— Start of Source material —
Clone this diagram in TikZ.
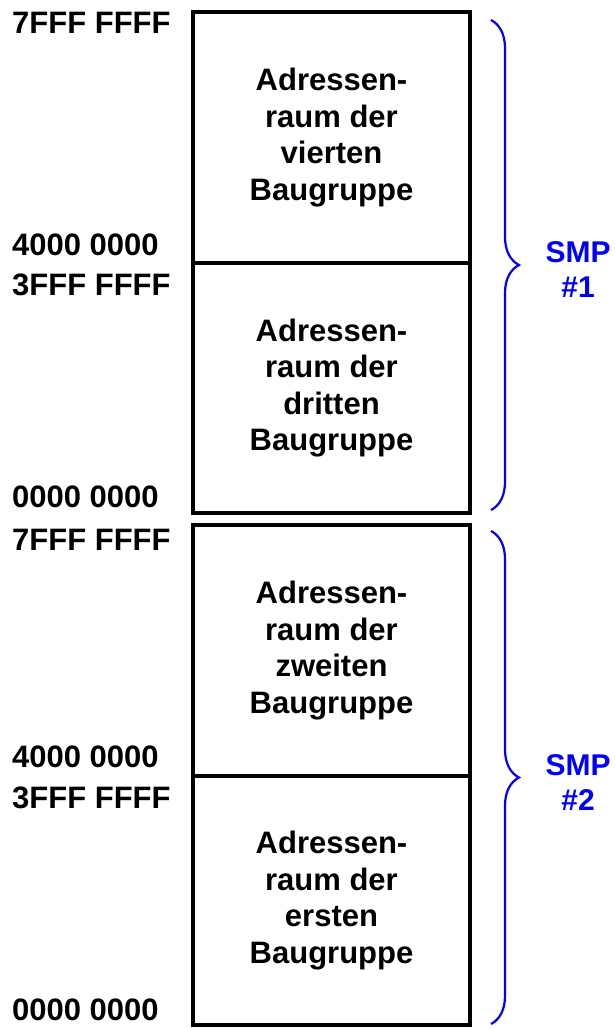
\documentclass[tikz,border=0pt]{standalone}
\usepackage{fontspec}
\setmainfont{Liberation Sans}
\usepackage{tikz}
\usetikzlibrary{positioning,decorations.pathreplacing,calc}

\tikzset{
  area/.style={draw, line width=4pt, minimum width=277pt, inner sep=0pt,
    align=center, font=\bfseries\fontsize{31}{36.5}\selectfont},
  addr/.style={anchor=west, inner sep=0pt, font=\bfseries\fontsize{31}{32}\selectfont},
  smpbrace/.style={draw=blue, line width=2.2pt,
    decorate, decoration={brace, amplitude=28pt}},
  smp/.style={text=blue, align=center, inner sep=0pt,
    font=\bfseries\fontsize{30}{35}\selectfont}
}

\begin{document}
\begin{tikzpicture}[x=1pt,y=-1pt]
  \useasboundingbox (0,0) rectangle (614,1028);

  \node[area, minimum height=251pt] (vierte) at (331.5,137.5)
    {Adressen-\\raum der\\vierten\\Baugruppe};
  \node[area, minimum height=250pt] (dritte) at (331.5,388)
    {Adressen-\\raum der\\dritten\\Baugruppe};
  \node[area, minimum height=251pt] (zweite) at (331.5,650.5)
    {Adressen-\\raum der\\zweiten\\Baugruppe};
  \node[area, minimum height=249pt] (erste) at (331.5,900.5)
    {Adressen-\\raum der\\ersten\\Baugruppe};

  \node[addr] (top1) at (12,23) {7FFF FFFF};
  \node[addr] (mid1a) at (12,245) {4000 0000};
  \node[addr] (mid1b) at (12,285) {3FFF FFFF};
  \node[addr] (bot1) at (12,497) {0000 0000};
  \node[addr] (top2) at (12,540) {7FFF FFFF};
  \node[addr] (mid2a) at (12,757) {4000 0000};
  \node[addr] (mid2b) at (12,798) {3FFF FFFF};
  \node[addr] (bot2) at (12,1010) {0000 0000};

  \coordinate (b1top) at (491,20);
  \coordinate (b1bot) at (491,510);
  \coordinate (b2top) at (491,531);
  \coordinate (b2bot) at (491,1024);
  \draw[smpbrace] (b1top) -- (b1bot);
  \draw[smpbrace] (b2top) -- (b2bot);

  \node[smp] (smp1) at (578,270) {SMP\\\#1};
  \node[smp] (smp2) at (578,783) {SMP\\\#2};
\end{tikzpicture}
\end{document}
— End of Source material —
# Exercise aim
Write out, word for word, the lines from the start of the data through the one holding "(0,0) rectangle (614,1028);". Omit pictures.

# Finished answer
Clone this diagram in TikZ.
\documentclass[tikz,border=0pt]{standalone}
\usepackage{fontspec}
\setmainfont{Liberation Sans}
\usepackage{tikz}
\usetikzlibrary{positioning,decorations.pathreplacing,calc}

\tikzset{
  area/.style={draw, line width=4pt, minimum width=277pt, inner sep=0pt,
    align=center, font=\bfseries\fontsize{31}{36.5}\selectfont},
  addr/.style={anchor=west, inner sep=0pt, font=\bfseries\fontsize{31}{32}\selectfont},
  smpbrace/.style={draw=blue, line width=2.2pt,
    decorate, decoration={brace, amplitude=28pt}},
  smp/.style={text=blue, align=center, inner sep=0pt,
    font=\bfseries\fontsize{30}{35}\selectfont}
}

\begin{document}
\begin{tikzpicture}[x=1pt,y=-1pt]
  \useasboundingbox (0,0) rectangle (614,1028);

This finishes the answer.